Begin with the first line of the material and copy each line word for word through the line that contains "const BIN_W = 0.19635;"; the pictures are left out.

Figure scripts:
## BEGIN

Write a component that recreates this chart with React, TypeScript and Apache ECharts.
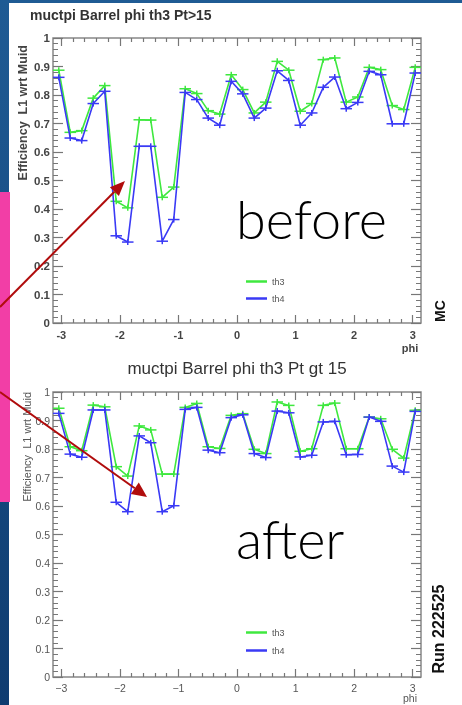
import React, { useEffect, useRef } from "react";
import * as echarts from "echarts";

// phi bin centres (32 bins over -pi..pi)
const PHI = [
  -3.043, -2.847, -2.651, -2.454, -2.258, -2.062, -1.865, -1.669,
  -1.473, -1.276, -1.080, -0.884, -0.687, -0.491, -0.295, -0.098,
  0.098, 0.295, 0.491, 0.687, 0.884, 1.080, 1.276, 1.473,
  1.669, 1.865, 2.062, 2.258, 2.454, 2.651, 2.847, 3.043,
];
const BIN_W = 0.19635;

// "before" (MC) plot
const TOP_TH3 = [
  0.887, 0.669, 0.675, 0.789, 0.833, 0.427, 0.404, 0.713,
  0.712, 0.441, 0.477, 0.822, 0.805, 0.745, 0.733, 0.871,
  0.819, 0.737, 0.775, 0.918, 0.887, 0.743, 0.770, 0.924,
  0.930, 0.775, 0.793, 0.897, 0.889, 0.763, 0.749, 0.897,
];
const TOP_TH4 = [
  0.862, 0.649, 0.640, 0.770, 0.813, 0.306, 0.284, 0.620,
  0.620, 0.287, 0.363, 0.809, 0.784, 0.719, 0.694, 0.848,
  0.804, 0.719, 0.754, 0.885, 0.851, 0.694, 0.737, 0.827,
  0.863, 0.752, 0.774, 0.883, 0.871, 0.699, 0.699, 0.877,
];
// "after" (Run 222525) plot
const BOT_TH3 = [
  0.943, 0.808, 0.794, 0.954, 0.948, 0.738, 0.705, 0.881,
  0.867, 0.712, 0.712, 0.946, 0.960, 0.808, 0.802, 0.918,
  0.924, 0.799, 0.784, 0.965, 0.953, 0.792, 0.801, 0.953,
  0.961, 0.801, 0.801, 0.912, 0.906, 0.799, 0.768, 0.936,
];
const BOT_TH4 = [
  0.925, 0.782, 0.771, 0.937, 0.937, 0.613, 0.580, 0.846,
  0.822, 0.580, 0.601, 0.939, 0.946, 0.796, 0.787, 0.910,
  0.920, 0.784, 0.770, 0.933, 0.927, 0.772, 0.778, 0.895,
  0.897, 0.780, 0.781, 0.912, 0.897, 0.740, 0.719, 0.932,
];

const X_MAJOR = [-3, -2, -1, 0, 1, 2, 3];
const X_MINOR = [
  -2.8, -2.6, -2.4, -2.2, -1.8, -1.6, -1.4, -1.2, -0.8, -0.6, -0.4, -0.2,
  0.2, 0.4, 0.6, 0.8, 1.2, 1.4, 1.6, 1.8, 2.2, 2.4, 2.6, 2.8,
];
const SERIES_NAMES = ["th3", "th4"];

const GREEN = "#3fe83f";
const BLUE = "#3a3af5";
const FONT = "Liberation Sans, Arial, sans-serif";
const TICK = "#777";

function xAxes(grid: number, bold: boolean) {
  const base = {
    type: "value",
    gridIndex: grid,
    min: -Math.PI,
    max: Math.PI,
    splitLine: { show: false },
    axisLine: { show: false, onZero: false },
  };
  return [
    {
      ...base,
      position: "bottom",
      axisTick: { inside: true, length: 8, customValues: X_MAJOR, lineStyle: { color: TICK, width: 1.2 } },
      axisLabel: {
        customValues: X_MAJOR,
        margin: bold ? 6 : 5,
        fontSize: bold ? 11 : 10.5,
        fontWeight: bold ? "bold" : "normal",
        color: bold ? "#444" : "#555",
        fontFamily: FONT,
        formatter: (v: number) => (bold ? String(v) : String(v).replace("-", "\u2212")),
      },
    },
    {
      ...base,
      position: "bottom",
      axisTick: { inside: true, length: 4, customValues: X_MINOR, lineStyle: { color: TICK, width: 1.2 } },
      axisLabel: { show: false },
    },
    {
      ...base,
      position: "top",
      axisTick: { inside: true, length: 8, customValues: X_MAJOR, lineStyle: { color: TICK, width: 1.2 } },
      axisLabel: { show: false },
    },
    {
      ...base,
      position: "top",
      axisTick: { inside: true, length: 4, customValues: X_MINOR, lineStyle: { color: TICK, width: 1.2 } },
      axisLabel: { show: false },
    },
  ];
}

function yAxes(grid: number, bold: boolean) {
  const base = {
    type: "value",
    gridIndex: grid,
    min: 0,
    max: 1,
    interval: 0.1,
    splitLine: { show: false },
    axisLine: { show: false, onZero: false },
    axisTick: { inside: true, length: 10, lineStyle: { color: TICK, width: 1.2 } },
    minorTick: { show: true, splitNumber: 5, length: 5, lineStyle: { color: TICK, width: 1 } },
    minorSplitLine: { show: false },
  };
  return [
    {
      ...base,
      position: "left",
      axisLabel: {
        margin: 3,
        fontSize: bold ? 11.5 : 10.5,
        fontWeight: bold ? "bold" : "normal",
        color: bold ? "#444" : "#555",
        fontFamily: FONT,
      },
    },
    { ...base, position: "right", axisLabel: { show: false } },
  ];
}

function errorSeries(vals: number[], color: string, xi: number, yi: number) {
  return {
    type: "custom",
    xAxisIndex: xi,
    yAxisIndex: yi,
    silent: true,
    encode: { x: 0, y: 1 },
    data: PHI.map((p, i) => [p, vals[i]]),
    z: color === BLUE ? 4 : 3,
    renderItem: (params: any, api: any) => {
      const pt = api.coord([api.value(0), api.value(1)]);
      const half = api.size([BIN_W, 0])[0] / 2;
      const st = { stroke: color, lineWidth: 1.5 };
      return {
        type: "group",
        children: [
          { type: "line", shape: { x1: pt[0] - half, y1: pt[1], x2: pt[0] + half, y2: pt[1] }, style: st },
          { type: "line", shape: { x1: pt[0], y1: pt[1] - 3, x2: pt[0], y2: pt[1] + 3 }, style: st },
        ],
      };
    },
  };
}

function lineSeries(name: string, vals: number[], color: string, xi: number, yi: number) {
  return {
    type: "line",
    name,
    xAxisIndex: xi,
    yAxisIndex: yi,
    data: PHI.map((p, i) => [p, vals[i]]),
    showSymbol: false,
    symbol: "none",
    lineStyle: { color, width: 1.6 },
    itemStyle: { color },
    z: color === BLUE ? 4 : 3,
  };
}

export default function App() {
  const ref = useRef<HTMLDivElement>(null);

  useEffect(() => {
    if (!ref.current) return;
    const chart = echarts.init(ref.current, null, { renderer: "svg" });

    const textStyle = (extra: any) => ({ fontFamily: FONT, fill: "#222", ...extra });

    const option: any = {
      animation: false,
      backgroundColor: "transparent",
      grid: [
        { left: 53, top: 38, width: 368, height: 285, show: true, borderColor: "#888", borderWidth: 1.5, backgroundColor: "transparent" },
        { left: 53, top: 392, width: 368, height: 285, show: true, borderColor: "#888", borderWidth: 1.5, backgroundColor: "transparent" },
      ],
      xAxis: [...xAxes(0, true), ...xAxes(1, false)],
      yAxis: [...yAxes(0, true), ...yAxes(1, false)],
      legend: [
        {
          data: SERIES_NAMES,
          orient: "vertical",
          left: 241,
          top: 271,
          icon: "rect",
          itemWidth: 21,
          itemHeight: 2.5,
          itemGap: 6,
          selectedMode: false,
          textStyle: { fontSize: 9, color: "#555", fontFamily: FONT, lineHeight: 11 },
        },
        {
          data: SERIES_NAMES,
          orient: "vertical",
          left: 241,
          top: 622,
          icon: "rect",
          itemWidth: 21,
          itemHeight: 2.5,
          itemGap: 7,
          selectedMode: false,
          textStyle: { fontSize: 9, color: "#555", fontFamily: FONT, lineHeight: 11 },
        },
      ],
      graphic: [
        // slide background
        {
          type: "rect",
          z: -20,
          shape: { x: 0, y: 0, width: 462, height: 705 },
          style: {
            fill: new echarts.graphic.LinearGradient(0, 0, 0, 1, [
              { offset: 0, color: "#1f5b94" },
              { offset: 1, color: "#0f3c70" },
            ]),
          },
        },
        { type: "rect", z: -19, shape: { x: 9, y: 3, width: 453, height: 702 }, style: { fill: "#ffffff" } },
        { type: "rect", z: -18, shape: { x: 0, y: 192, width: 10, height: 310 }, style: { fill: "#f23ea6" } },
        // titles
        { type: "text", z: 50, x: 30, y: 15, style: textStyle({ text: "muctpi Barrel phi th3 Pt>15", fontSize: 14, fontWeight: "bold", fill: "#333", verticalAlign: "middle" }) },
        { type: "text", z: 50, x: 237, y: 368, style: textStyle({ text: "muctpi Barrel phi th3 Pt gt 15", fontSize: 17, fill: "#333", align: "center", verticalAlign: "middle" }) },
        // axis titles
        { type: "text", z: 50, x: 23, y: 45, rotation: Math.PI / 2, style: textStyle({ text: "Efficiency  L1 wrt Muid", fontSize: 12.5, fontWeight: "bold", fill: "#444", align: "right", verticalAlign: "middle" }) },
        { type: "text", z: 50, x: 27, y: 392, rotation: Math.PI / 2, style: textStyle({ text: "Efficiency  L1 wrt Muid", fontSize: 11, fill: "#555", align: "right", verticalAlign: "middle" }) },
        { type: "text", z: 50, x: 410, y: 348, style: textStyle({ text: "phi", fontSize: 11, fontWeight: "bold", fill: "#444", align: "center", verticalAlign: "middle" }) },
        { type: "text", z: 50, x: 410, y: 698, style: textStyle({ text: "phi", fontSize: 10.5, fill: "#555", align: "center", verticalAlign: "middle" }) },
        // side labels
        { type: "text", z: 50, x: 440, y: 311, rotation: Math.PI / 2, style: textStyle({ text: "MC", fontSize: 14, fontWeight: "bold", fill: "#111", align: "center", verticalAlign: "middle" }) },
        { type: "text", z: 50, x: 438, y: 629, rotation: Math.PI / 2, style: textStyle({ text: "Run 222525", fontSize: 16, fontWeight: "bold", fill: "#111", align: "center", verticalAlign: "middle" }) },
        // big annotations
        { type: "text", z: 50, x: 236, y: 218, style: { text: "before", fontFamily: "Lato, Open Sans, sans-serif", fontWeight: 300, fontSize: 54, fill: "#000", verticalAlign: "middle" } },
        { type: "text", z: 50, x: 236, y: 538, style: { text: "after", fontFamily: "Lato, Open Sans, sans-serif", fontWeight: 300, fontSize: 54, fill: "#000", verticalAlign: "middle" } },
        // arrows
        { type: "line", z: 60, shape: { x1: 0, y1: 307, x2: 114.4, y2: 191.7 }, style: { stroke: "#b00c0c", lineWidth: 2 } },
        { type: "polygon", z: 60, shape: { points: [[125, 181], [118.9, 196.1], [109.9, 187.3]] }, style: { fill: "#b00c0c" } },
        { type: "line", z: 60, shape: { x1: 0, y1: 392, x2: 134.8, y2: 488.3 }, style: { stroke: "#b00c0c", lineWidth: 2 } },
        { type: "polygon", z: 60, shape: { points: [[147, 497], [130.8, 494.1], [138.8, 482.6]] }, style: { fill: "#b00c0c" } },
      ],
      series: [
        lineSeries("th3", TOP_TH3, GREEN, 0, 0),
        lineSeries("th4", TOP_TH4, BLUE, 0, 0),
        errorSeries(TOP_TH3, GREEN, 0, 0),
        errorSeries(TOP_TH4, BLUE, 0, 0),
        lineSeries("th3", BOT_TH3, GREEN, 4, 2),
        lineSeries("th4", BOT_TH4, BLUE, 4, 2),
        errorSeries(BOT_TH3, GREEN, 4, 2),
        errorSeries(BOT_TH4, BLUE, 4, 2),
      ],
    };

    chart.setOption(option);
    return () => chart.dispose();
  }, []);

  return (
    <div
      ref={ref}
      style={{ position: "fixed", left: 0, top: 0, width: 462, height: 705 }}
    />
  );
}
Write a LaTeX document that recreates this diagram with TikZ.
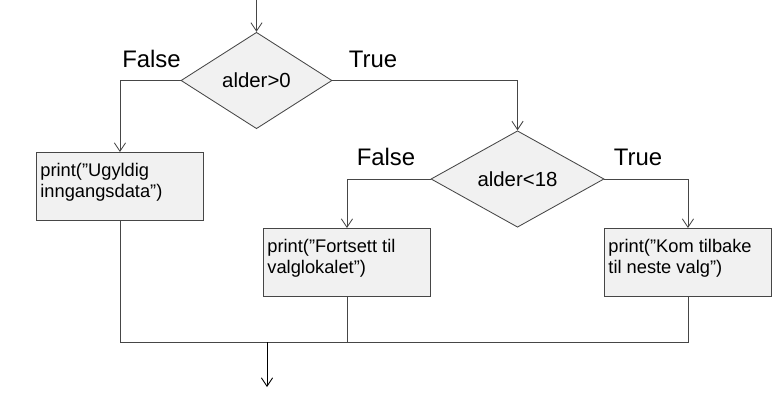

## END

• TASK ANSWER:
Write a component that recreates this chart with React, TypeScript and Apache ECharts.
import React, { useEffect, useRef } from "react";
import * as echarts from "echarts";

// phi bin centres (32 bins over -pi..pi)
const PHI = [
  -3.043, -2.847, -2.651, -2.454, -2.258, -2.062, -1.865, -1.669,
  -1.473, -1.276, -1.080, -0.884, -0.687, -0.491, -0.295, -0.098,
  0.098, 0.295, 0.491, 0.687, 0.884, 1.080, 1.276, 1.473,
  1.669, 1.865, 2.062, 2.258, 2.454, 2.651, 2.847, 3.043,
];
const BIN_W = 0.19635;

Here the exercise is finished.